__WHAT THE EXERCISE ASKS__.
Retype only what runs from the first line of the listing to the line holding "import * as d3 from 'd3';", both included. Do not retype the pictures.

__DATA EXCERPT__.
┌────────
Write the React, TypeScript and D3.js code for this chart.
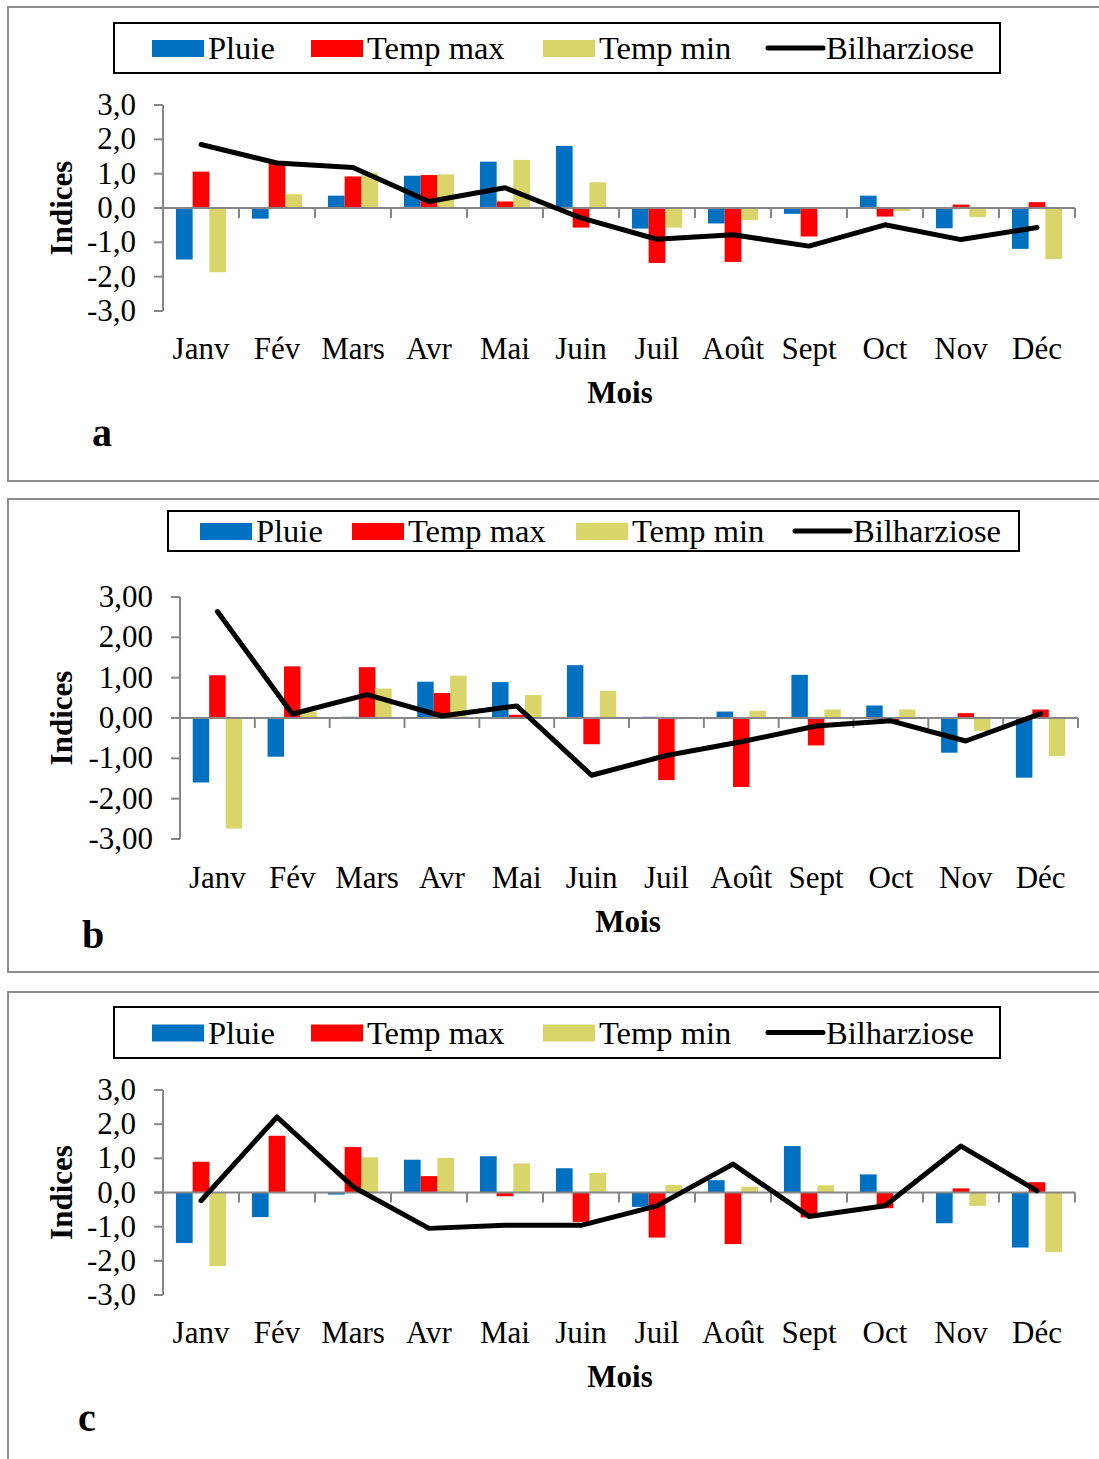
import * as d3 from 'd3';

const months = ['Janv', 'Fév', 'Mars', 'Avr', 'Mai', 'Juin', 'Juil', 'Août', 'Sept', 'Oct', 'Nov', 'Déc'];
const seriesNames = ['Pluie', 'Temp max', 'Temp min'];
const lineName = 'Bilharziose';
const yTicks = [-3, -2, -1, 0, 1, 2, 3];

// panel a
const pluieA = [-1.5, -0.31, 0.36, 0.94, 1.35, 1.81, -0.6, -0.45, -0.17, 0.36, -0.59, -1.19];
const tmaxA = [1.06, 1.37, 0.92, 0.96, 0.19, -0.57, -1.6, -1.57, -0.83, -0.25, 0.1, 0.17];
const tminA = [-1.87, 0.4, 1.03, 0.98, 1.4, 0.75, -0.57, -0.35, 0, -0.09, -0.26, -1.49];
const bilhA = [1.85, 1.31, 1.18, 0.19, 0.59, -0.29, -0.91, -0.78, -1.11, -0.49, -0.92, -0.57];

// panel b
const pluieB = [-1.6, -0.96, 0.03, 0.9, 0.89, 1.31, 0.03, 0.16, 1.07, 0.31, -0.86, -1.48];
const tmaxB = [1.06, 1.28, 1.26, 0.62, 0.08, -0.65, -1.54, -1.71, -0.68, -0.08, 0.12, 0.21];
const tminB = [-2.74, 0.16, 0.73, 1.05, 0.57, 0.67, 0, 0.18, 0.21, 0.21, -0.32, -0.94];
const bilhB = [2.64, 0.1, 0.58, 0.05, 0.3, -1.42, -0.93, -0.59, -0.2, -0.07, -0.57, 0.11];

// panel c
const pluieC = [-1.48, -0.72, -0.06, 0.96, 1.06, 0.71, -0.42, 0.36, 1.36, 0.53, -0.9, -1.61];
const tmaxC = [0.9, 1.66, 1.33, 0.48, -0.11, -0.86, -1.32, -1.51, -0.73, -0.46, 0.12, 0.3];
const tminC = [-2.15, 0, 1.03, 1.01, 0.85, 0.57, 0.22, 0.17, 0.21, 0, -0.39, -1.74];
const bilhC = [-0.24, 2.21, 0.17, -1.05, -0.96, -0.96, -0.39, 0.83, -0.7, -0.39, 1.36, 0.05];

const colors = ['#0070C0', '#FF0000', '#D9D56A'];
const FONT = '"Liberation Serif", "Times New Roman", serif';
const AXIS = '#868686';

const locale = d3.formatLocale({ decimal: ',', thousands: ' ', grouping: [3], currency: ['', ''], minus: '-' });

type Layout = {
  top: number; bottom: number | null;
  x0: number; x1: number; y0: number; y1: number;
  legend: { x: number; y: number; w: number; h: number; items: number[] };
  monthY: number; moisX: number; moisY: number;
  letter: string; letterX: number; letterY: number;
  fmt: string;
};

const Panel = ({ bars, line, L }: { bars: number[][]; line: number[]; L: Layout }) => {
  const x = d3.scaleBand().domain(months).range([L.x0, L.x1]);
  const inner = d3.scaleBand().domain(seriesNames).range([0, x.bandwidth()]).paddingOuter(0.775);
  const y = d3.scaleLinear().domain([-3, 3]).range([L.y1, L.y0]);
  const fmt = locale.format(L.fmt);
  const path = d3.line<number>()
    .x((_, i) => (x(months[i]) as number) + x.bandwidth() / 2)
    .y(d => y(d))(line);
  const lg = L.legend;
  const cy = lg.y + lg.h / 2;
  const labels = [...seriesNames, lineName];

  return (
    <g>
      {L.bottom !== null
        ? <rect x={8} y={L.top} width={1200} height={L.bottom - L.top} fill="none" stroke="#8c8c8c" strokeWidth={2} />
        : <path d={`M1200,${L.top}H8V1470`} fill="none" stroke="#8c8c8c" strokeWidth={2} />}

      {/* legend */}
      <rect x={lg.x} y={lg.y} width={lg.w} height={lg.h} fill="#fff" stroke="#000" strokeWidth={2} />
      {labels.map((name, i) => {
        const ix = lg.items[i];
        return (
          <g key={name}>
            {i < 3
              ? <rect x={ix} y={cy - 8} width={52} height={17} fill={colors[i]} />
              : <line x1={ix} x2={ix + 55} y1={cy} y2={cy} stroke="#000" strokeWidth={5} strokeLinecap="round" />}
            <text x={ix + (i < 3 ? 56 : 58)} y={cy + 11} fontSize={32.5}>{name}</text>
          </g>
        );
      })}

      {/* bars */}
      {bars.map((vals, s) => vals.map((v, i) => (
        <rect key={`${s}-${i}`}
          x={(x(months[i]) as number) + (inner(seriesNames[s]) as number)}
          y={Math.min(y(v), y(0))}
          width={inner.bandwidth()}
          height={Math.abs(y(v) - y(0))}
          fill={colors[s]} />
      )))}

      {/* axes */}
      <line x1={L.x0} x2={L.x0} y1={L.y0} y2={L.y1} stroke={AXIS} strokeWidth={2} />
      {yTicks.map(t => (
        <g key={t}>
          <line x1={L.x0 - 9} x2={L.x0} y1={y(t)} y2={y(t)} stroke={AXIS} strokeWidth={2} />
          <text x={L.x0 - 27} y={y(t) + 10} textAnchor="end" fontSize={31}>{fmt(t)}</text>
        </g>
      ))}
      <line x1={L.x0 - 9} x2={L.x1} y1={y(0)} y2={y(0)} stroke={AXIS} strokeWidth={2} />
      {months.map(m => (
        <line key={m} x1={(x(m) as number) + x.bandwidth()} x2={(x(m) as number) + x.bandwidth()}
          y1={y(0)} y2={y(0) + 10} stroke={AXIS} strokeWidth={2} />
      ))}

      <path d={path ?? ''} fill="none" stroke="#000" strokeWidth={5} strokeLinecap="round" strokeLinejoin="round" />

      {months.map(m => (
        <text key={m} x={(x(m) as number) + x.bandwidth() / 2} y={L.monthY} textAnchor="middle" fontSize={31}>{m}</text>
      ))}
      <text x={L.moisX} y={L.moisY} textAnchor="middle" fontSize={31} fontWeight="bold">Mois</text>
      <text transform={`translate(72,${(L.y0 + L.y1) / 2}) rotate(-90)`} textAnchor="middle" fontSize={31} fontWeight="bold">Indices</text>
      <text x={L.letterX} y={L.letterY} fontSize={40} fontWeight="bold">{L.letter}</text>
    </g>
  );
};

const layoutA: Layout = {
  top: 7, bottom: 481, x0: 163, x1: 1075, y0: 105, y1: 311,
  legend: { x: 114, y: 23, w: 886, h: 50, items: [152, 311, 543, 768] },
  monthY: 359, moisX: 620, moisY: 403, letter: 'a', letterX: 92, letterY: 446, fmt: '.1f',
};
const layoutB: Layout = {
  top: 499, bottom: 972, x0: 180, x1: 1078, y0: 597, y1: 839,
  legend: { x: 168, y: 511, w: 851, h: 40, items: [200, 352, 576, 795] },
  monthY: 888, moisX: 628, moisY: 932, letter: 'b', letterX: 82, letterY: 948, fmt: '.2f',
};
const layoutC: Layout = {
  top: 992, bottom: null, x0: 163, x1: 1075, y0: 1090, y1: 1295,
  legend: { x: 114, y: 1007, w: 886, h: 51, items: [152, 311, 543, 768] },
  monthY: 1343, moisX: 620, moisY: 1387, letter: 'c', letterX: 78, letterY: 1431, fmt: '.1f',
};

export default function App() {
  return (
    <svg width={1099} height={1459} style={{ position: 'absolute', left: 0, top: 0, background: '#fff' }}
      fontFamily={FONT}>
      <rect width={1099} height={1459} fill="#fff" />
      <Panel bars={[pluieA, tmaxA, tminA]} line={bilhA} L={layoutA} />
      <Panel bars={[pluieB, tmaxB, tminB]} line={bilhB} L={layoutB} />
      <Panel bars={[pluieC, tmaxC, tminC]} line={bilhC} L={layoutC} />
    </svg>
  );
}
└────────
__FINISHED EXERCISE__.
Write the React, TypeScript and D3.js code for this chart.
import * as d3 from 'd3';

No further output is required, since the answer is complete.